**Material for this task:**
--- begin ---

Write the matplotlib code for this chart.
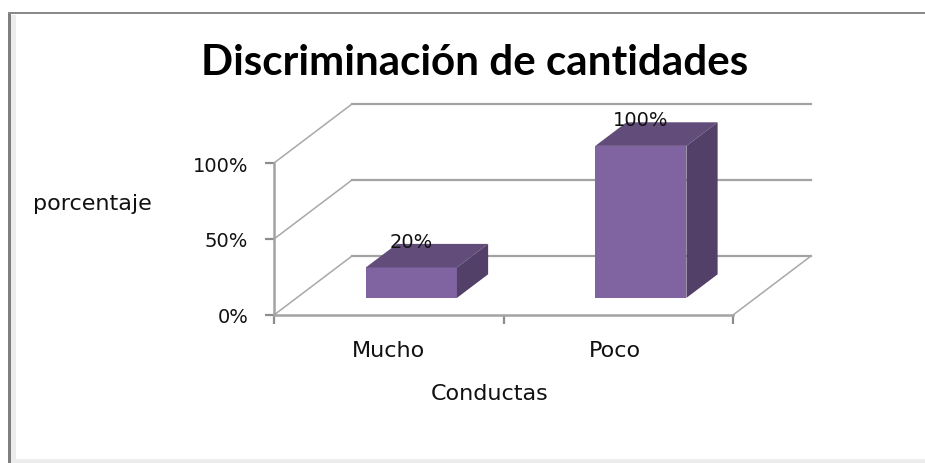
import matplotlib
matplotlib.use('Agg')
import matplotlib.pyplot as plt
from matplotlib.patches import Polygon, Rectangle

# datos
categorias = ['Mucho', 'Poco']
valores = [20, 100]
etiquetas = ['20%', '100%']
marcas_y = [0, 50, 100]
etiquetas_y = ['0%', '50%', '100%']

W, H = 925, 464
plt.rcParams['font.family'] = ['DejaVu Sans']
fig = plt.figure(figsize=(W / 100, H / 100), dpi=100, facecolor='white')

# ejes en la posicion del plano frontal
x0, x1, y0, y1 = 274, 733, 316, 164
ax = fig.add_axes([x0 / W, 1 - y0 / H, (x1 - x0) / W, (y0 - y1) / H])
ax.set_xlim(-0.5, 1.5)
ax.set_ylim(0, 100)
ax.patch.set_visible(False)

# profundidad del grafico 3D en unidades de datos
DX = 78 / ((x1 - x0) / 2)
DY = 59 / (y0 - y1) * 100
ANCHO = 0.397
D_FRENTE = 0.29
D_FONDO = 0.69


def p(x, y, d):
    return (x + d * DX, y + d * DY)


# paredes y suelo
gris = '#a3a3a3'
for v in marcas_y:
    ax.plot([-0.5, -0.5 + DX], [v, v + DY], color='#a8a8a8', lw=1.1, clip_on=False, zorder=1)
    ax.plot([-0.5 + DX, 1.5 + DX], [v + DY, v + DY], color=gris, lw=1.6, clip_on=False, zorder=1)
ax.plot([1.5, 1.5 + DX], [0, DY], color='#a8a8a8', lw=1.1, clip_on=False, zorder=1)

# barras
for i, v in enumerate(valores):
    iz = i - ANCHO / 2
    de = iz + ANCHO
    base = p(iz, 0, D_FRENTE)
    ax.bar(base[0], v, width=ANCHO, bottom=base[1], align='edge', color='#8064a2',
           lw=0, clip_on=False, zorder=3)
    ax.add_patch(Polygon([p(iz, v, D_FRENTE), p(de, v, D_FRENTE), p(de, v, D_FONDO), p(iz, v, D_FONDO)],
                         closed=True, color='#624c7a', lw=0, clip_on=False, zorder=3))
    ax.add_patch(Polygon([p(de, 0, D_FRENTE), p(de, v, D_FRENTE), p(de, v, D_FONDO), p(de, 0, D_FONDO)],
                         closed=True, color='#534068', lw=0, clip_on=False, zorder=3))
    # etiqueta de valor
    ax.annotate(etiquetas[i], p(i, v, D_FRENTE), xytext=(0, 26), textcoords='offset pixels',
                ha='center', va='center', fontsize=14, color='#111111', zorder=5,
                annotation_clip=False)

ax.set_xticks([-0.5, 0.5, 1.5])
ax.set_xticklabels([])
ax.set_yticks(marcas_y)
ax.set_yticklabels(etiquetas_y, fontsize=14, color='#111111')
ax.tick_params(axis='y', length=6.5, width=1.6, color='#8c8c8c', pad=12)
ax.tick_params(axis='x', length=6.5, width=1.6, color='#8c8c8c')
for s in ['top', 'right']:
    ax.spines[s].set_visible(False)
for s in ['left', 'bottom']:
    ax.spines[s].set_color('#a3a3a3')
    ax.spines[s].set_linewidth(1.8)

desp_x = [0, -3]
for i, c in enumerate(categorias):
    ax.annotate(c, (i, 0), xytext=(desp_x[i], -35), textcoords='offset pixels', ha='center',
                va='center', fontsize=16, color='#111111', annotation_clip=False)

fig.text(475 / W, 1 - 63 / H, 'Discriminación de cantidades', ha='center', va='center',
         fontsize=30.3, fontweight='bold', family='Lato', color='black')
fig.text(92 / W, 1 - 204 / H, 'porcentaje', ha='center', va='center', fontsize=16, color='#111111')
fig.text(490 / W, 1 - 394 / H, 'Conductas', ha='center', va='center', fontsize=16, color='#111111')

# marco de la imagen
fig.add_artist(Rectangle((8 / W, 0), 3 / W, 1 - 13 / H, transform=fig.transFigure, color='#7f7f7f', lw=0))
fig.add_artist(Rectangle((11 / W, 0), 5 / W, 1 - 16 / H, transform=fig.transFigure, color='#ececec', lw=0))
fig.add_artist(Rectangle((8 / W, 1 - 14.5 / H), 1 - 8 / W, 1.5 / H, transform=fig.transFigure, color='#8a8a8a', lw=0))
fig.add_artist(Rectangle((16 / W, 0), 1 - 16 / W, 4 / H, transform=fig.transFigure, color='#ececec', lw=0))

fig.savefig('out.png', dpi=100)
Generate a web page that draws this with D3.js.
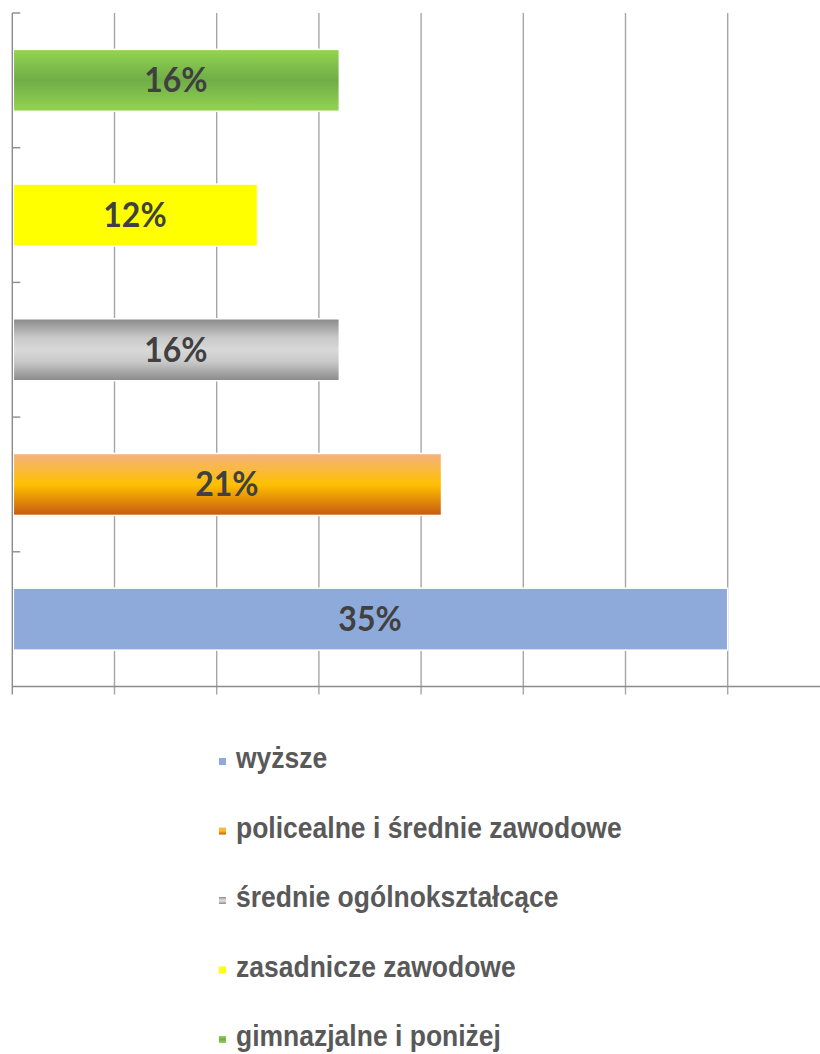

--- end ---

**Stated problem:** Quote all the lines above exactly as given. Do not include the pictures.

**Answer:**
Write the matplotlib code for this chart.
import matplotlib
matplotlib.use('Agg')
import matplotlib.pyplot as plt
from matplotlib.patches import Polygon, Rectangle

# datos
categorias = ['Mucho', 'Poco']
valores = [20, 100]
etiquetas = ['20%', '100%']
marcas_y = [0, 50, 100]
etiquetas_y = ['0%', '50%', '100%']

W, H = 925, 464
plt.rcParams['font.family'] = ['DejaVu Sans']
fig = plt.figure(figsize=(W / 100, H / 100), dpi=100, facecolor='white')

# ejes en la posicion del plano frontal
x0, x1, y0, y1 = 274, 733, 316, 164
ax = fig.add_axes([x0 / W, 1 - y0 / H, (x1 - x0) / W, (y0 - y1) / H])
ax.set_xlim(-0.5, 1.5)
ax.set_ylim(0, 100)
ax.patch.set_visible(False)

# profundidad del grafico 3D en unidades de datos
DX = 78 / ((x1 - x0) / 2)
DY = 59 / (y0 - y1) * 100
ANCHO = 0.397
D_FRENTE = 0.29
D_FONDO = 0.69


def p(x, y, d):
    return (x + d * DX, y + d * DY)


# paredes y suelo
gris = '#a3a3a3'
for v in marcas_y:
    ax.plot([-0.5, -0.5 + DX], [v, v + DY], color='#a8a8a8', lw=1.1, clip_on=False, zorder=1)
    ax.plot([-0.5 + DX, 1.5 + DX], [v + DY, v + DY], color=gris, lw=1.6, clip_on=False, zorder=1)
ax.plot([1.5, 1.5 + DX], [0, DY], color='#a8a8a8', lw=1.1, clip_on=False, zorder=1)

# barras
for i, v in enumerate(valores):
    iz = i - ANCHO / 2
    de = iz + ANCHO
    base = p(iz, 0, D_FRENTE)
    ax.bar(base[0], v, width=ANCHO, bottom=base[1], align='edge', color='#8064a2',
           lw=0, clip_on=False, zorder=3)
    ax.add_patch(Polygon([p(iz, v, D_FRENTE), p(de, v, D_FRENTE), p(de, v, D_FONDO), p(iz, v, D_FONDO)],
                         closed=True, color='#624c7a', lw=0, clip_on=False, zorder=3))
    ax.add_patch(Polygon([p(de, 0, D_FRENTE), p(de, v, D_FRENTE), p(de, v, D_FONDO), p(de, 0, D_FONDO)],
                         closed=True, color='#534068', lw=0, clip_on=False, zorder=3))
    # etiqueta de valor
    ax.annotate(etiquetas[i], p(i, v, D_FRENTE), xytext=(0, 26), textcoords='offset pixels',
                ha='center', va='center', fontsize=14, color='#111111', zorder=5,
                annotation_clip=False)

ax.set_xticks([-0.5, 0.5, 1.5])
ax.set_xticklabels([])
ax.set_yticks(marcas_y)
ax.set_yticklabels(etiquetas_y, fontsize=14, color='#111111')
ax.tick_params(axis='y', length=6.5, width=1.6, color='#8c8c8c', pad=12)
ax.tick_params(axis='x', length=6.5, width=1.6, color='#8c8c8c')
for s in ['top', 'right']:
    ax.spines[s].set_visible(False)
for s in ['left', 'bottom']:
    ax.spines[s].set_color('#a3a3a3')
    ax.spines[s].set_linewidth(1.8)

desp_x = [0, -3]
for i, c in enumerate(categorias):
    ax.annotate(c, (i, 0), xytext=(desp_x[i], -35), textcoords='offset pixels', ha='center',
                va='center', fontsize=16, color='#111111', annotation_clip=False)

fig.text(475 / W, 1 - 63 / H, 'Discriminación de cantidades', ha='center', va='center',
         fontsize=30.3, fontweight='bold', family='Lato', color='black')
fig.text(92 / W, 1 - 204 / H, 'porcentaje', ha='center', va='center', fontsize=16, color='#111111')
fig.text(490 / W, 1 - 394 / H, 'Conductas', ha='center', va='center', fontsize=16, color='#111111')

# marco de la imagen
fig.add_artist(Rectangle((8 / W, 0), 3 / W, 1 - 13 / H, transform=fig.transFigure, color='#7f7f7f', lw=0))
fig.add_artist(Rectangle((11 / W, 0), 5 / W, 1 - 16 / H, transform=fig.transFigure, color='#ececec', lw=0))
fig.add_artist(Rectangle((8 / W, 1 - 14.5 / H), 1 - 8 / W, 1.5 / H, transform=fig.transFigure, color='#8a8a8a', lw=0))
fig.add_artist(Rectangle((16 / W, 0), 1 - 16 / W, 4 / H, transform=fig.transFigure, color='#ececec', lw=0))

fig.savefig('out.png', dpi=100)
Generate a web page that draws this with D3.js.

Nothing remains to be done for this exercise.